* **Data extract**:
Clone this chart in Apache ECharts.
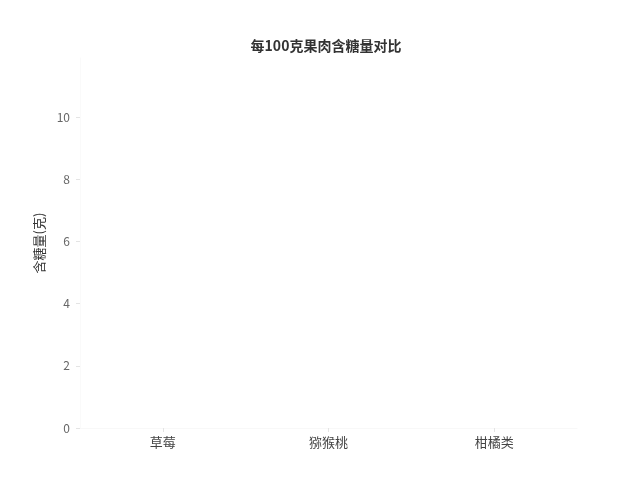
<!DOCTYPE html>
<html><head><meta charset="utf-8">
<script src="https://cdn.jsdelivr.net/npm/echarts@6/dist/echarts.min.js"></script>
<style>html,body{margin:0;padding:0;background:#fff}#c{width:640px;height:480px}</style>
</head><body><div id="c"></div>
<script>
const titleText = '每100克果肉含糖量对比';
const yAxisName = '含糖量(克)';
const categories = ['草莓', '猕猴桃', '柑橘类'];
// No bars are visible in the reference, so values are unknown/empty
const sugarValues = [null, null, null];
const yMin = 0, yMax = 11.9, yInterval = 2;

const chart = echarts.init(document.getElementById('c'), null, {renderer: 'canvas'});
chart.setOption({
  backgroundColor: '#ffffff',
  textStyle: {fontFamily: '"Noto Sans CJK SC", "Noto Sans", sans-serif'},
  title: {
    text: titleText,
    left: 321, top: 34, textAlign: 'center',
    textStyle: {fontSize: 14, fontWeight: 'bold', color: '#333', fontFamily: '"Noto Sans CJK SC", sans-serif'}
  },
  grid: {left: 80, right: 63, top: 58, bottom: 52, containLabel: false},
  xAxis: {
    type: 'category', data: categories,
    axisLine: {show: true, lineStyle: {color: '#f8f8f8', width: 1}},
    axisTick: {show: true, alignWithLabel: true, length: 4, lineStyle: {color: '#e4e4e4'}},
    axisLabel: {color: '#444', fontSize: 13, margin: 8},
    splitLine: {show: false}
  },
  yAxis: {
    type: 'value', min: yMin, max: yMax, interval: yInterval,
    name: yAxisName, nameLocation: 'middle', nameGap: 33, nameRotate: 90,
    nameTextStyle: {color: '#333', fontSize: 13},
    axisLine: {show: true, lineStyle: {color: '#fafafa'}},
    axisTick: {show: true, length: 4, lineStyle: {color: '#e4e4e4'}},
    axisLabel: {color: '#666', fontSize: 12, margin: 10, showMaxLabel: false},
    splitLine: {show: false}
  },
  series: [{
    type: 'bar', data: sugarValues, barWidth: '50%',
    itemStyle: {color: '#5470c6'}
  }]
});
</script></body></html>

* **Work to do**:
Print out the material word for word, omitting the pictures.

* **Correct output**:
Clone this chart in Apache ECharts.
<!DOCTYPE html>
<html><head><meta charset="utf-8">
<script src="https://cdn.jsdelivr.net/npm/echarts@6/dist/echarts.min.js"></script>
<style>html,body{margin:0;padding:0;background:#fff}#c{width:640px;height:480px}</style>
</head><body><div id="c"></div>
<script>
const titleText = '每100克果肉含糖量对比';
const yAxisName = '含糖量(克)';
const categories = ['草莓', '猕猴桃', '柑橘类'];
// No bars are visible in the reference, so values are unknown/empty
const sugarValues = [null, null, null];
const yMin = 0, yMax = 11.9, yInterval = 2;

const chart = echarts.init(document.getElementById('c'), null, {renderer: 'canvas'});
chart.setOption({
  backgroundColor: '#ffffff',
  textStyle: {fontFamily: '"Noto Sans CJK SC", "Noto Sans", sans-serif'},
  title: {
    text: titleText,
    left: 321, top: 34, textAlign: 'center',
    textStyle: {fontSize: 14, fontWeight: 'bold', color: '#333', fontFamily: '"Noto Sans CJK SC", sans-serif'}
  },
  grid: {left: 80, right: 63, top: 58, bottom: 52, containLabel: false},
  xAxis: {
    type: 'category', data: categories,
    axisLine: {show: true, lineStyle: {color: '#f8f8f8', width: 1}},
    axisTick: {show: true, alignWithLabel: true, length: 4, lineStyle: {color: '#e4e4e4'}},
    axisLabel: {color: '#444', fontSize: 13, margin: 8},
    splitLine: {show: false}
  },
  yAxis: {
    type: 'value', min: yMin, max: yMax, interval: yInterval,
    name: yAxisName, nameLocation: 'middle', nameGap: 33, nameRotate: 90,
    nameTextStyle: {color: '#333', fontSize: 13},
    axisLine: {show: true, lineStyle: {color: '#fafafa'}},
    axisTick: {show: true, length: 4, lineStyle: {color: '#e4e4e4'}},
    axisLabel: {color: '#666', fontSize: 12, margin: 10, showMaxLabel: false},
    splitLine: {show: false}
  },
  series: [{
    type: 'bar', data: sugarValues, barWidth: '50%',
    itemStyle: {color: '#5470c6'}
  }]
});
</script></body></html>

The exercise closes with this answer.